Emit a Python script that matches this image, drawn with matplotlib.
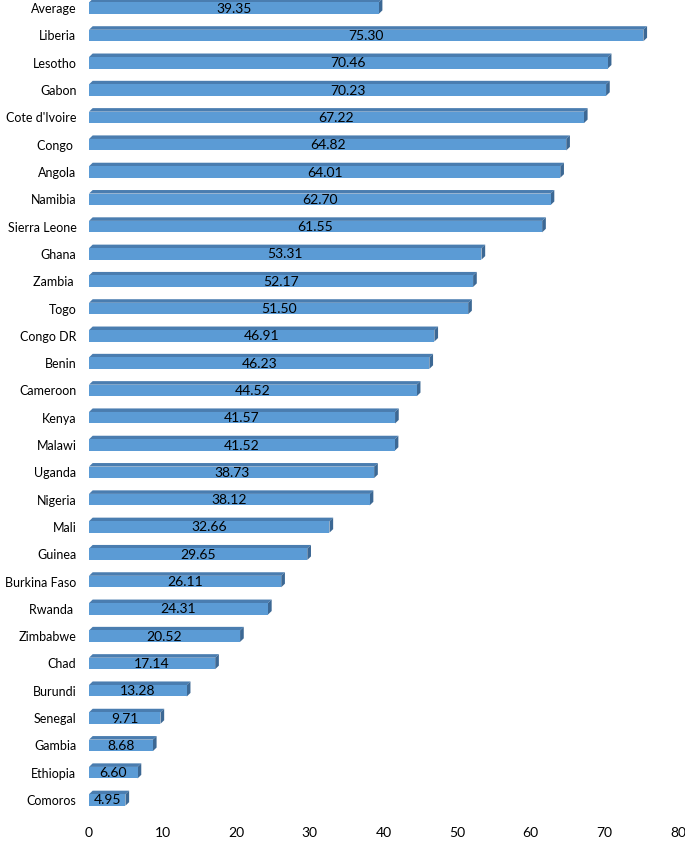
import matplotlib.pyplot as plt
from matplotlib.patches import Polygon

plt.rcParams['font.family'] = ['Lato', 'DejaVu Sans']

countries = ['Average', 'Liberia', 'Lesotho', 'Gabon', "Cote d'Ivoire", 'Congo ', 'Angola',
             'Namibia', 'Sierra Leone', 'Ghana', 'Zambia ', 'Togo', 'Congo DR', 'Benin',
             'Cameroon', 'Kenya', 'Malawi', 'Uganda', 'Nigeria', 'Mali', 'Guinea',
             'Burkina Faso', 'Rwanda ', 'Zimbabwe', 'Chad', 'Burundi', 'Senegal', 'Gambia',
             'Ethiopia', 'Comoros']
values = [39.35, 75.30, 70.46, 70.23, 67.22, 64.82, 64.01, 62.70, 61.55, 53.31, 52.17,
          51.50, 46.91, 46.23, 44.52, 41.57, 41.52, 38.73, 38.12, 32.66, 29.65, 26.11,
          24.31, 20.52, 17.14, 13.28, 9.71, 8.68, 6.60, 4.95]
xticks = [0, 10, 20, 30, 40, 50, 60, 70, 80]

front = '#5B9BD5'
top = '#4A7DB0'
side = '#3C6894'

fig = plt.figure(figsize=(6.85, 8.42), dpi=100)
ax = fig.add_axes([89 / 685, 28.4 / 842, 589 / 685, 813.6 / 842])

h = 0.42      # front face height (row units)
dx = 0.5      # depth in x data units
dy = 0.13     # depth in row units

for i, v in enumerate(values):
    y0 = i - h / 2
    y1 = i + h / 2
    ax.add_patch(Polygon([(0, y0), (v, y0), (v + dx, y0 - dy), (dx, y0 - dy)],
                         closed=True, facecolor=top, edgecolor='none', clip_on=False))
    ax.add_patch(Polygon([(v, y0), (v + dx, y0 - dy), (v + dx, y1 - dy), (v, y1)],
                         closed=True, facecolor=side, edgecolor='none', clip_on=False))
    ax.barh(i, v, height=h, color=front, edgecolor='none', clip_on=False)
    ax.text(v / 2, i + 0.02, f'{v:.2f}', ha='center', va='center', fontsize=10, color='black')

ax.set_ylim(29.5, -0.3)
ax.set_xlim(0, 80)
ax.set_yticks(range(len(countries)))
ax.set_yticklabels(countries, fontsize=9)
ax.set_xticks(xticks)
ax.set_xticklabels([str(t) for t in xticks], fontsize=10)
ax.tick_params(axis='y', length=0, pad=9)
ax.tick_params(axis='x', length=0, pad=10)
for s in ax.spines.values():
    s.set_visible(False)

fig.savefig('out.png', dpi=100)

----

» Exercise description: Extract, word for word, each line from the top of the data down to and including the line with "ax = fig.add_axes([89"; skip the pictures.

» Finished task:
Emit a Python script that matches this image, drawn with matplotlib.
import matplotlib.pyplot as plt
from matplotlib.patches import Polygon

plt.rcParams['font.family'] = ['Lato', 'DejaVu Sans']

countries = ['Average', 'Liberia', 'Lesotho', 'Gabon', "Cote d'Ivoire", 'Congo ', 'Angola',
             'Namibia', 'Sierra Leone', 'Ghana', 'Zambia ', 'Togo', 'Congo DR', 'Benin',
             'Cameroon', 'Kenya', 'Malawi', 'Uganda', 'Nigeria', 'Mali', 'Guinea',
             'Burkina Faso', 'Rwanda ', 'Zimbabwe', 'Chad', 'Burundi', 'Senegal', 'Gambia',
             'Ethiopia', 'Comoros']
values = [39.35, 75.30, 70.46, 70.23, 67.22, 64.82, 64.01, 62.70, 61.55, 53.31, 52.17,
          51.50, 46.91, 46.23, 44.52, 41.57, 41.52, 38.73, 38.12, 32.66, 29.65, 26.11,
          24.31, 20.52, 17.14, 13.28, 9.71, 8.68, 6.60, 4.95]
xticks = [0, 10, 20, 30, 40, 50, 60, 70, 80]

front = '#5B9BD5'
top = '#4A7DB0'
side = '#3C6894'

fig = plt.figure(figsize=(6.85, 8.42), dpi=100)
ax = fig.add_axes([89 / 685, 28.4 / 842, 589 / 685, 813.6 / 842])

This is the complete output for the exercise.